REQUEST: Among the lines below, keep only those from the one containing "Convert this chart to D3.js code." through the one containing "[3], [5.25], [3.25], [5], [4], [2, 4]];", and reproduce them exactly.

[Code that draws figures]
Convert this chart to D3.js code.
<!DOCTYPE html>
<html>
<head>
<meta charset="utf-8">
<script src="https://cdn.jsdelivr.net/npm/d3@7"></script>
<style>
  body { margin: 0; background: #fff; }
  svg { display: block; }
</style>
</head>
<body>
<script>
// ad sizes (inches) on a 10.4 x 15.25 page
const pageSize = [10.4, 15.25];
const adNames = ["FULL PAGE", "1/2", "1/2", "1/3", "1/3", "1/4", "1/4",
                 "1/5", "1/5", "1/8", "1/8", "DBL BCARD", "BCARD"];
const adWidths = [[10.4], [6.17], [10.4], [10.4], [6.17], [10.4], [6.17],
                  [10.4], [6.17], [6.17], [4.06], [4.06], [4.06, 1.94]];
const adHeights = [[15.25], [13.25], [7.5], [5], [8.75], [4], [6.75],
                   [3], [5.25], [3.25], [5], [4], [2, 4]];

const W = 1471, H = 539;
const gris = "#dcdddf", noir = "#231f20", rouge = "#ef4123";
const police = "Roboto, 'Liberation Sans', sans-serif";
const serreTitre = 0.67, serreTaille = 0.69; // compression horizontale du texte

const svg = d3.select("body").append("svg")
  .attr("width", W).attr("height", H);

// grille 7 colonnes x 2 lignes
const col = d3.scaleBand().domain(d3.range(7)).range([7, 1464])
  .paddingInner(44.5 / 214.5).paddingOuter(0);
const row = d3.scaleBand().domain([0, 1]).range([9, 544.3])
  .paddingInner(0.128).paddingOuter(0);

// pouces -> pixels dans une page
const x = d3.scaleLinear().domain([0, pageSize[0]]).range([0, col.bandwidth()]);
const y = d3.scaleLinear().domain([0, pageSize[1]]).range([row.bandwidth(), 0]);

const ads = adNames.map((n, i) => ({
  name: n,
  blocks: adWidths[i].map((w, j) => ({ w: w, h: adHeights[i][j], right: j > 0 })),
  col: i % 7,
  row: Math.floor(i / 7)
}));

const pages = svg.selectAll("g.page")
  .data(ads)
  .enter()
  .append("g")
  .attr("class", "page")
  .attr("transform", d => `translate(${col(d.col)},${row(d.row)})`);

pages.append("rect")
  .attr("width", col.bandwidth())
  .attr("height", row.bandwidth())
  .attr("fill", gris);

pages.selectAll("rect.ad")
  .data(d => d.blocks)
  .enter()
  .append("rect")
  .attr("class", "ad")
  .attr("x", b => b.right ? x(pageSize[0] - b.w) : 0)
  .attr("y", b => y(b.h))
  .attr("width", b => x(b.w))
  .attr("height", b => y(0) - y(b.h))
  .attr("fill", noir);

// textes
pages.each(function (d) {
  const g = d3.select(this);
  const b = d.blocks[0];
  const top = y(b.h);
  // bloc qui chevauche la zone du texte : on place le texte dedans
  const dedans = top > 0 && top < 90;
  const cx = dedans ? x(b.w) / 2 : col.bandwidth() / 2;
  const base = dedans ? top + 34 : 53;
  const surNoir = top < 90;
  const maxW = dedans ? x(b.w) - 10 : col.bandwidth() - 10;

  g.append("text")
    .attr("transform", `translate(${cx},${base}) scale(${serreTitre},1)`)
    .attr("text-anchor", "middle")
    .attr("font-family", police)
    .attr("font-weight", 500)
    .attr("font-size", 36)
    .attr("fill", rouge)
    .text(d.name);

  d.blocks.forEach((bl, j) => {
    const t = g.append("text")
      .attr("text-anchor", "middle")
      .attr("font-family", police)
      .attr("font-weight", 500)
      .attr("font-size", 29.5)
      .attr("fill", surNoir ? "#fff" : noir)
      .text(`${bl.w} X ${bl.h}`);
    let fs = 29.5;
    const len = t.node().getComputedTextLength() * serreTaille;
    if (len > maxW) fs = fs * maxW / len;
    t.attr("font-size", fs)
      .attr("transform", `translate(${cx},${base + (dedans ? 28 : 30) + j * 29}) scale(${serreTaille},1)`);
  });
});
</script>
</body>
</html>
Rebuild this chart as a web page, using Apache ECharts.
* * *
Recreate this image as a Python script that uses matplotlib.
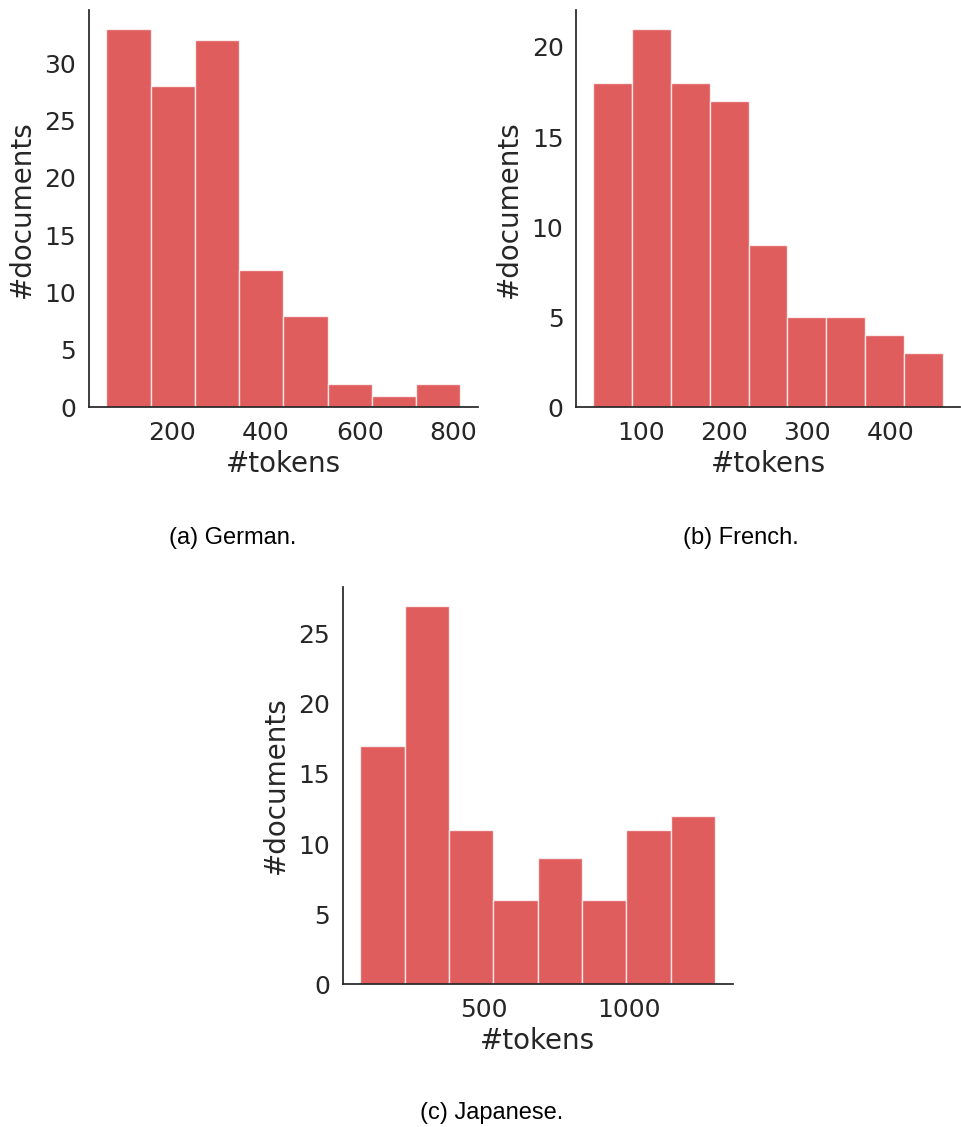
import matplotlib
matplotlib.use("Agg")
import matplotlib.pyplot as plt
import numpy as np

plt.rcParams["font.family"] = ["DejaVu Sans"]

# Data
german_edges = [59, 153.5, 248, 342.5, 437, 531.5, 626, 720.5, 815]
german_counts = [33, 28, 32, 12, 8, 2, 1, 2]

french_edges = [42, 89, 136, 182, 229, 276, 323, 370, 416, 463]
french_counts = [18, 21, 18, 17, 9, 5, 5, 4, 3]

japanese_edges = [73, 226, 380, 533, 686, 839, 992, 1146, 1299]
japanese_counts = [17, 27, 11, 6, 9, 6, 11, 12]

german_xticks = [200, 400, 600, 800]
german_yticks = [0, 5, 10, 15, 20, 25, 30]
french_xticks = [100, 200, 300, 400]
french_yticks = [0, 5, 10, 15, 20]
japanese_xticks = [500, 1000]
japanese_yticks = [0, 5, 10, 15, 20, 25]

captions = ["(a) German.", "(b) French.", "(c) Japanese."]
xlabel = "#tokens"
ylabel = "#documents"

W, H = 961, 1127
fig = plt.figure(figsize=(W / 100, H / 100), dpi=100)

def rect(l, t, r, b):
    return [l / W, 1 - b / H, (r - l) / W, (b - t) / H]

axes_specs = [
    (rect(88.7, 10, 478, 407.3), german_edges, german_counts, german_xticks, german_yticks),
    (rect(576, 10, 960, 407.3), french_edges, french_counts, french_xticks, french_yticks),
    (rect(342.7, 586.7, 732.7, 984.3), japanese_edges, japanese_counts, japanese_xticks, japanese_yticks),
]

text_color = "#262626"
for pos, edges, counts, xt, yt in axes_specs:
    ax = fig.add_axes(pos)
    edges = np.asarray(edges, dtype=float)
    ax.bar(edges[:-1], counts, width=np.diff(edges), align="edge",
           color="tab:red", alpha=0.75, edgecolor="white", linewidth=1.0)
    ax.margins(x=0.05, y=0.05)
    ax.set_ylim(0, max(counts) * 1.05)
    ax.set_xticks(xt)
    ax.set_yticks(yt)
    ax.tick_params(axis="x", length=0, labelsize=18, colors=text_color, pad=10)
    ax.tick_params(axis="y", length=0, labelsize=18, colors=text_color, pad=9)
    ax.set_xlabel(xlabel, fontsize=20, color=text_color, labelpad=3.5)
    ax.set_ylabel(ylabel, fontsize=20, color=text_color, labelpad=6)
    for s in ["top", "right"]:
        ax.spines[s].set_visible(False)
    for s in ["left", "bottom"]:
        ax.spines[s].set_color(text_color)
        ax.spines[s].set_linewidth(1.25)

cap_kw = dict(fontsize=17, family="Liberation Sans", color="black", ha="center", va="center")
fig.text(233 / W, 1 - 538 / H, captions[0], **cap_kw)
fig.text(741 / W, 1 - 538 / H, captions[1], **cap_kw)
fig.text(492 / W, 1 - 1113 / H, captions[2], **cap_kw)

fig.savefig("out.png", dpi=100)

OUTPUT OF THE TASK:
Convert this chart to D3.js code.
<!DOCTYPE html>
<html>
<head>
<meta charset="utf-8">
<script src="https://cdn.jsdelivr.net/npm/d3@7"></script>
<style>
  body { margin: 0; background: #fff; }
  svg { display: block; }
</style>
</head>
<body>
<script>
// ad sizes (inches) on a 10.4 x 15.25 page
const pageSize = [10.4, 15.25];
const adNames = ["FULL PAGE", "1/2", "1/2", "1/3", "1/3", "1/4", "1/4",
                 "1/5", "1/5", "1/8", "1/8", "DBL BCARD", "BCARD"];
const adWidths = [[10.4], [6.17], [10.4], [10.4], [6.17], [10.4], [6.17],
                  [10.4], [6.17], [6.17], [4.06], [4.06], [4.06, 1.94]];
const adHeights = [[15.25], [13.25], [7.5], [5], [8.75], [4], [6.75],
                   [3], [5.25], [3.25], [5], [4], [2, 4]];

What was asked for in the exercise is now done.